-- Exercise brief --
Print exactly, please, the lines from the top of the entries below up to and including the line with "line.set_markersize(6.5)", and nothing else; pictures are excluded.

◇ ◇ ◇ ◇ ◇ ◇ ◇

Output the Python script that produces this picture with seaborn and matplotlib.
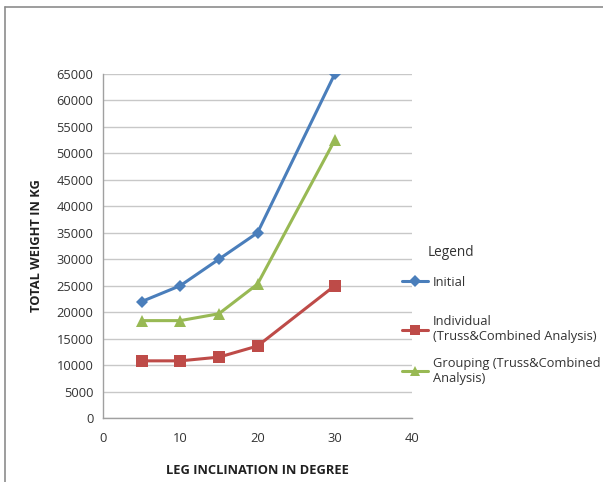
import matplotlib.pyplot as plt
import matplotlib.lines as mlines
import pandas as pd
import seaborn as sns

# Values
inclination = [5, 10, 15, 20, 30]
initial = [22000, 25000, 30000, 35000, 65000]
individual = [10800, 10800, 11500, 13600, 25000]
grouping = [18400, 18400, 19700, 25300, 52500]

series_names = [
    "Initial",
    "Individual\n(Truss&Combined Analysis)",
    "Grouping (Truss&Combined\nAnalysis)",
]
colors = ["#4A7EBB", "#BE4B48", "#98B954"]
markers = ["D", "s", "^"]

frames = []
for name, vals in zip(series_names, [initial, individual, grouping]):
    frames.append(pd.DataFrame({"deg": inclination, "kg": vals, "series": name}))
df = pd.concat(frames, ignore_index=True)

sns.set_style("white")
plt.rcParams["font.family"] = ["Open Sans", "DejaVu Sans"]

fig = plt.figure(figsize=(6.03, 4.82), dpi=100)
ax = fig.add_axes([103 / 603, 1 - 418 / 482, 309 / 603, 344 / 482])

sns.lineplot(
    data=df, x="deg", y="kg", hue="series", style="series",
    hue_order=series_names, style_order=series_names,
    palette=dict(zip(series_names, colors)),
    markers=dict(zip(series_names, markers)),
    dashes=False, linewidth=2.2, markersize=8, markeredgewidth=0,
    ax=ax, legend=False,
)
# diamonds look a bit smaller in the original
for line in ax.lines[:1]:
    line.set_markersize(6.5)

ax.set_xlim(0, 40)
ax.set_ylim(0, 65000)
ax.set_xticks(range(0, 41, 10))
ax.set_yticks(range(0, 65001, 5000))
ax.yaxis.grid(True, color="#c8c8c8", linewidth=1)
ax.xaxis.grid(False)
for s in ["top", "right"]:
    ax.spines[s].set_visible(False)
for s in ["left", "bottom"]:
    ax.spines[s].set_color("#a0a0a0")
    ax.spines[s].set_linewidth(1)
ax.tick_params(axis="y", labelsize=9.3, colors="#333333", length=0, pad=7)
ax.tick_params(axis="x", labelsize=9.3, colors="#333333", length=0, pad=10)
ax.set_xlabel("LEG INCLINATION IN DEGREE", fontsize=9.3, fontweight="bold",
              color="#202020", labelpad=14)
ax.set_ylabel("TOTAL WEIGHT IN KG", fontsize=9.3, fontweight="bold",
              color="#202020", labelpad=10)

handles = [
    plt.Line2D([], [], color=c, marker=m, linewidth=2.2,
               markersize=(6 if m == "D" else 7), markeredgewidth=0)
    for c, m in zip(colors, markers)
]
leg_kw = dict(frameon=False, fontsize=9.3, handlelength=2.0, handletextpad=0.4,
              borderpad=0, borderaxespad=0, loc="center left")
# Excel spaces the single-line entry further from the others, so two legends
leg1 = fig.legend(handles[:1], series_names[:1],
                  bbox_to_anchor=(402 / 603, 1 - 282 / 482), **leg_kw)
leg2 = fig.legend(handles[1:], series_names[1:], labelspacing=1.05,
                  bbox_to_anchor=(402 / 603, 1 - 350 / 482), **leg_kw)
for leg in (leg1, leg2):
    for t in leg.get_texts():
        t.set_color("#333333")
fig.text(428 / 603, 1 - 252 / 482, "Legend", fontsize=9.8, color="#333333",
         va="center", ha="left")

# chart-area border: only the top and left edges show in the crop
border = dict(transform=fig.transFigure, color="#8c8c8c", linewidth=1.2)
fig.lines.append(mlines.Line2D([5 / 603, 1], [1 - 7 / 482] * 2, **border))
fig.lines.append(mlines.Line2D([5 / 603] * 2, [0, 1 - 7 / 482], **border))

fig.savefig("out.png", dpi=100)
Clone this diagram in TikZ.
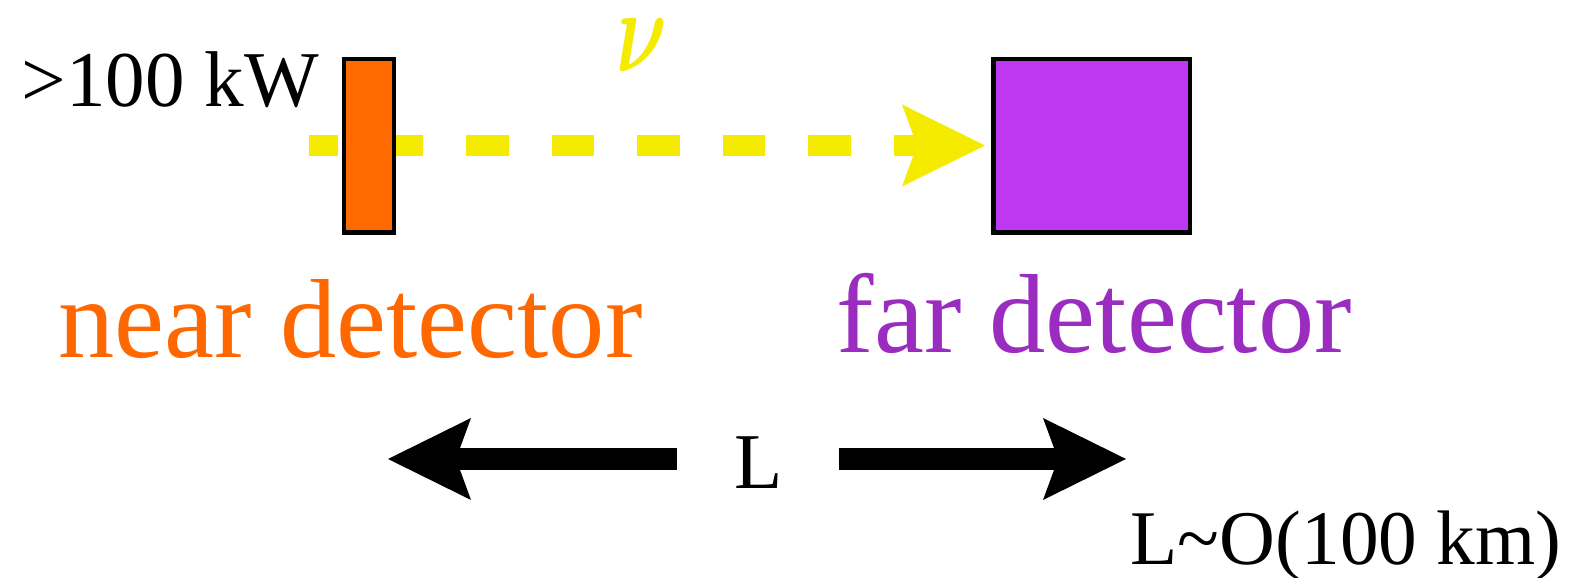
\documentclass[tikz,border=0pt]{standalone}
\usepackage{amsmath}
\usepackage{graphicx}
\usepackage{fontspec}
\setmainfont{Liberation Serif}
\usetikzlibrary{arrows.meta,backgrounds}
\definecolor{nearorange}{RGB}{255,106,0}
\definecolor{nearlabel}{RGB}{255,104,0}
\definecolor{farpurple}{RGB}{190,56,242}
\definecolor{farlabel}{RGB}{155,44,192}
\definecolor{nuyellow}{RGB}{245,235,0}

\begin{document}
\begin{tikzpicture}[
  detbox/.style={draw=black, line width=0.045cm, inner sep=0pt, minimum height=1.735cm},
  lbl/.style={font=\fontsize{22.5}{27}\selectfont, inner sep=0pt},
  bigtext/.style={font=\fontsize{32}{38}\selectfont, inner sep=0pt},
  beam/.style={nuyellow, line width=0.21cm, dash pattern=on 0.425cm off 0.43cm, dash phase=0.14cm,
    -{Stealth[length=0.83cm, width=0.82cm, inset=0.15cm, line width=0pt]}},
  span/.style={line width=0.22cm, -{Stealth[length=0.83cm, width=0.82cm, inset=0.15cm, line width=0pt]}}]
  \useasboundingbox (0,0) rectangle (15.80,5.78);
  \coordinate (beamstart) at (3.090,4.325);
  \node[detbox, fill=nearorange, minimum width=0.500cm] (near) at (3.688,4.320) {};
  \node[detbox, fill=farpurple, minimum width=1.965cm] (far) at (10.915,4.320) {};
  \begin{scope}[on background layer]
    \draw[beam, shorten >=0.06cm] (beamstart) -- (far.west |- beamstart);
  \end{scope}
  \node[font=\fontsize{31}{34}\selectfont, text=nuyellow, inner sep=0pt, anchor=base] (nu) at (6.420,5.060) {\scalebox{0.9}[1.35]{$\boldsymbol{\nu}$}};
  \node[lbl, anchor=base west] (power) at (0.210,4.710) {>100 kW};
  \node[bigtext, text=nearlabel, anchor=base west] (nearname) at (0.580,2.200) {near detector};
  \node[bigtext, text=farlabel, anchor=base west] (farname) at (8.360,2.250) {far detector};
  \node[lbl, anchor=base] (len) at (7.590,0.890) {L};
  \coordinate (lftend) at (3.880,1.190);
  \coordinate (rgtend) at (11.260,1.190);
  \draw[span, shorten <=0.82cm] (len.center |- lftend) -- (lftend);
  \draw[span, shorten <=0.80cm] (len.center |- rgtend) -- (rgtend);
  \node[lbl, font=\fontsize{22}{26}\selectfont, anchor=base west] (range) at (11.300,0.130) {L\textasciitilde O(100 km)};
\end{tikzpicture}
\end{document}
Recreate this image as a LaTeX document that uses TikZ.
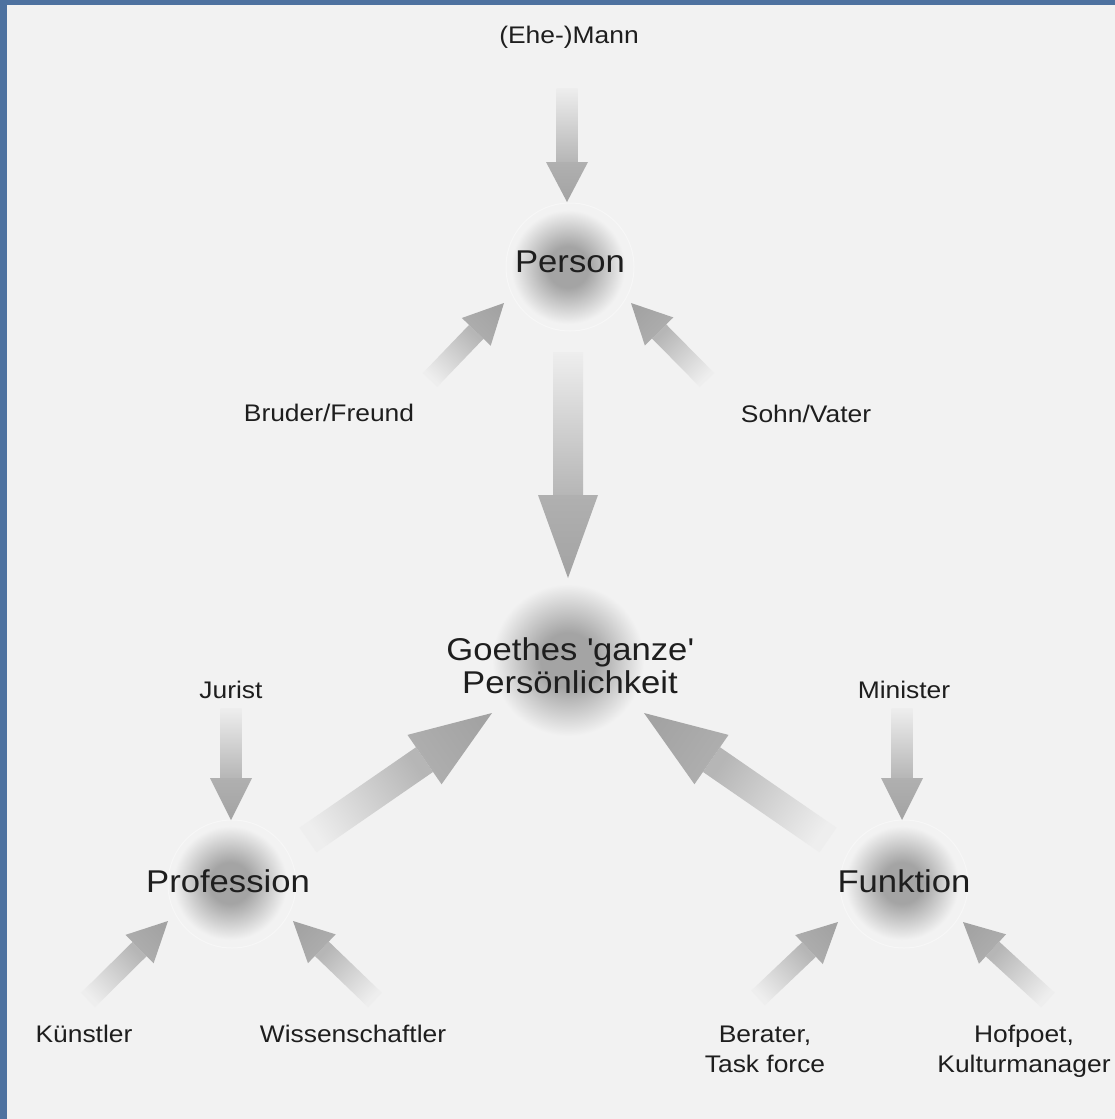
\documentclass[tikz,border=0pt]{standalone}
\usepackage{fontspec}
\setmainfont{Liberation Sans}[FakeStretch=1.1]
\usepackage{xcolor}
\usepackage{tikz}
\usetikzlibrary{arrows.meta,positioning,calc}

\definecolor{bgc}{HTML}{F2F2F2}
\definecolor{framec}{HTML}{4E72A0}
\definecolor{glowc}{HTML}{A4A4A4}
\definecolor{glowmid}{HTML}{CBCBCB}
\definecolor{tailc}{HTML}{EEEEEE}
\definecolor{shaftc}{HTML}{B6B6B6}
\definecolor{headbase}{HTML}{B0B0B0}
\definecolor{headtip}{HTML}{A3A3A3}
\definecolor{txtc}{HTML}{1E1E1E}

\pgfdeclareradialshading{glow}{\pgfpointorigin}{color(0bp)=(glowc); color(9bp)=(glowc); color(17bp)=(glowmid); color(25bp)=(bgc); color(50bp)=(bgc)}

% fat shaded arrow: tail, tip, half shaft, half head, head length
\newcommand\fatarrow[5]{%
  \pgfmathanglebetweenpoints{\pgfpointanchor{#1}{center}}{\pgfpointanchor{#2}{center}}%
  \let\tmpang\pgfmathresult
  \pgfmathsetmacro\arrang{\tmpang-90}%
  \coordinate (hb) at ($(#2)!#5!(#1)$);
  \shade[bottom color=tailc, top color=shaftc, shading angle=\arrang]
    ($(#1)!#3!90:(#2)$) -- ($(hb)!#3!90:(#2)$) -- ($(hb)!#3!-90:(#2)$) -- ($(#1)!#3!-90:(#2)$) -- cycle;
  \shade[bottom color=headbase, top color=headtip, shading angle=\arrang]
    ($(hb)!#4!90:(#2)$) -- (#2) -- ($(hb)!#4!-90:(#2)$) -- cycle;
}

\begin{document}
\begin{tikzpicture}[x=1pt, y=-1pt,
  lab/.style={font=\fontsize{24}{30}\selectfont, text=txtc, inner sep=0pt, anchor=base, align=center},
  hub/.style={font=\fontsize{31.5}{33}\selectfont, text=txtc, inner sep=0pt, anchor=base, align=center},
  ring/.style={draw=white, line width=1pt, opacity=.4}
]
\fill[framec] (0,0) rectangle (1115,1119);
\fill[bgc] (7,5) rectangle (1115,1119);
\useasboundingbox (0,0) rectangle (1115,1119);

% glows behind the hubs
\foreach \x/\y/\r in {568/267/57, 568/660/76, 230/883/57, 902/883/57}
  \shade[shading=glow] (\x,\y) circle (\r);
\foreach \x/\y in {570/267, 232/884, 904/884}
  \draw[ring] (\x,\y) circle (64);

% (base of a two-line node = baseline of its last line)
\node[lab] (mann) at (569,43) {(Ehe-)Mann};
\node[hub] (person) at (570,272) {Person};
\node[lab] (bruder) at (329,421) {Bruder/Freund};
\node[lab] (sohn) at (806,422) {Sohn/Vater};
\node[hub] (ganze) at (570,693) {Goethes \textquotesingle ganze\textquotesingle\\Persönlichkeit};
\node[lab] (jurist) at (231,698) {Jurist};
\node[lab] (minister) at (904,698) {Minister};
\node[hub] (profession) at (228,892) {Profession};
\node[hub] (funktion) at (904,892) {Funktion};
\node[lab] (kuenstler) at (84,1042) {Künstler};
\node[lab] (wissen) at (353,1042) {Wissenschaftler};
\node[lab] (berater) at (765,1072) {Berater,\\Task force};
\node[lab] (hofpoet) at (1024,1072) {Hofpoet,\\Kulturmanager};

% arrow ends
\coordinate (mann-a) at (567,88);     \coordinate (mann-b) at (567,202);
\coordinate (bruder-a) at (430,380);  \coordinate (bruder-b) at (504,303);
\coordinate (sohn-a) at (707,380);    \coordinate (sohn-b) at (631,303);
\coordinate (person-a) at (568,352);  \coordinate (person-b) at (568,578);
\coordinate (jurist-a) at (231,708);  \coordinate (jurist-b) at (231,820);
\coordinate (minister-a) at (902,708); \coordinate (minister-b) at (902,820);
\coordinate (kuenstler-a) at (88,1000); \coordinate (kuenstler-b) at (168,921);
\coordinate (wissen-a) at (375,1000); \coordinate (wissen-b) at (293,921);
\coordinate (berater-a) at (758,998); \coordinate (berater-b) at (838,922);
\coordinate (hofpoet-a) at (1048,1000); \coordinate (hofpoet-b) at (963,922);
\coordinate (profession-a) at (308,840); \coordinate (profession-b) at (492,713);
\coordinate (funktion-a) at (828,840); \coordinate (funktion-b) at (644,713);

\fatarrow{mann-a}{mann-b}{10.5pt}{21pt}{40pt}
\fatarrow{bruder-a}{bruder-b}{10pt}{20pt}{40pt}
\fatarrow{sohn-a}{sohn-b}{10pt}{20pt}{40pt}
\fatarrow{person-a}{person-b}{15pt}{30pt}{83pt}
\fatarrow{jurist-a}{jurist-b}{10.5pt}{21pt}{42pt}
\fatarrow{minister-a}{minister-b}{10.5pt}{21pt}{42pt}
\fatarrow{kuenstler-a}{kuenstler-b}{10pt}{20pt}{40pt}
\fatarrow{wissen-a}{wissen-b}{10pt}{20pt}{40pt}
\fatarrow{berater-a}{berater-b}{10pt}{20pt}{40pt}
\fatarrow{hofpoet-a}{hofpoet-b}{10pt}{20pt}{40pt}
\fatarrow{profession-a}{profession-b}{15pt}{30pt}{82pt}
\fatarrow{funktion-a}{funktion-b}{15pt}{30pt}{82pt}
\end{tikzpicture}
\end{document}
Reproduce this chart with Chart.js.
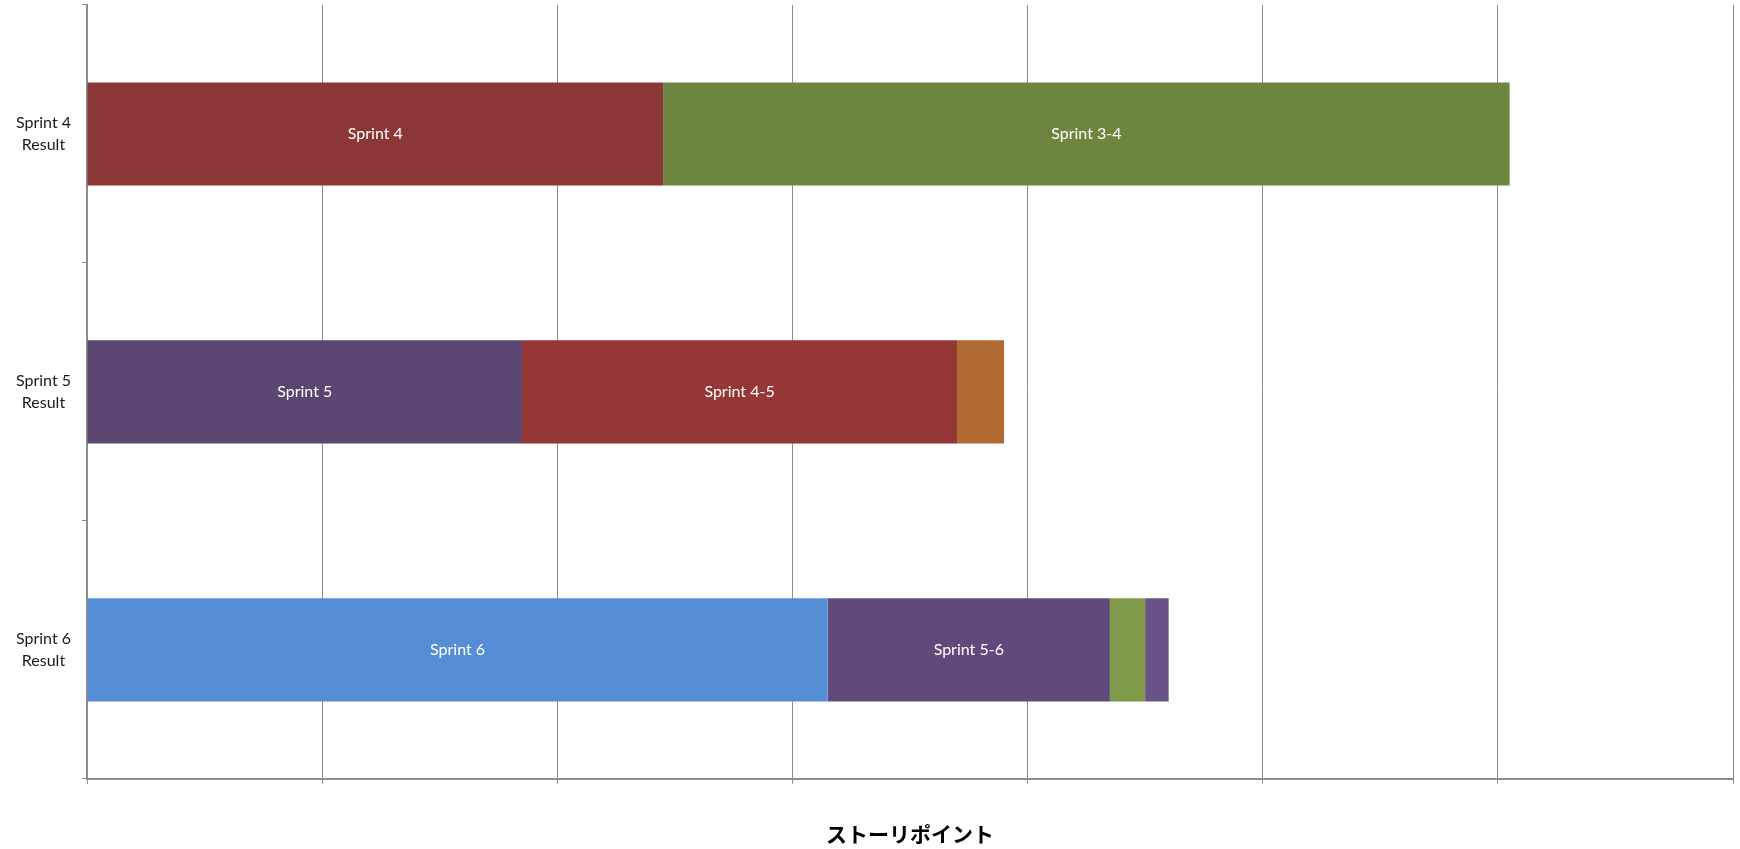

◇ ◇ ◇ ◇ ◇ ◇ ◇

-- Solution to the exercise --
Output the Python script that produces this picture with seaborn and matplotlib.
import matplotlib.pyplot as plt
import matplotlib.lines as mlines
import pandas as pd
import seaborn as sns

# Values
inclination = [5, 10, 15, 20, 30]
initial = [22000, 25000, 30000, 35000, 65000]
individual = [10800, 10800, 11500, 13600, 25000]
grouping = [18400, 18400, 19700, 25300, 52500]

series_names = [
    "Initial",
    "Individual\n(Truss&Combined Analysis)",
    "Grouping (Truss&Combined\nAnalysis)",
]
colors = ["#4A7EBB", "#BE4B48", "#98B954"]
markers = ["D", "s", "^"]

frames = []
for name, vals in zip(series_names, [initial, individual, grouping]):
    frames.append(pd.DataFrame({"deg": inclination, "kg": vals, "series": name}))
df = pd.concat(frames, ignore_index=True)

sns.set_style("white")
plt.rcParams["font.family"] = ["Open Sans", "DejaVu Sans"]

fig = plt.figure(figsize=(6.03, 4.82), dpi=100)
ax = fig.add_axes([103 / 603, 1 - 418 / 482, 309 / 603, 344 / 482])

sns.lineplot(
    data=df, x="deg", y="kg", hue="series", style="series",
    hue_order=series_names, style_order=series_names,
    palette=dict(zip(series_names, colors)),
    markers=dict(zip(series_names, markers)),
    dashes=False, linewidth=2.2, markersize=8, markeredgewidth=0,
    ax=ax, legend=False,
)
# diamonds look a bit smaller in the original
for line in ax.lines[:1]:
    line.set_markersize(6.5)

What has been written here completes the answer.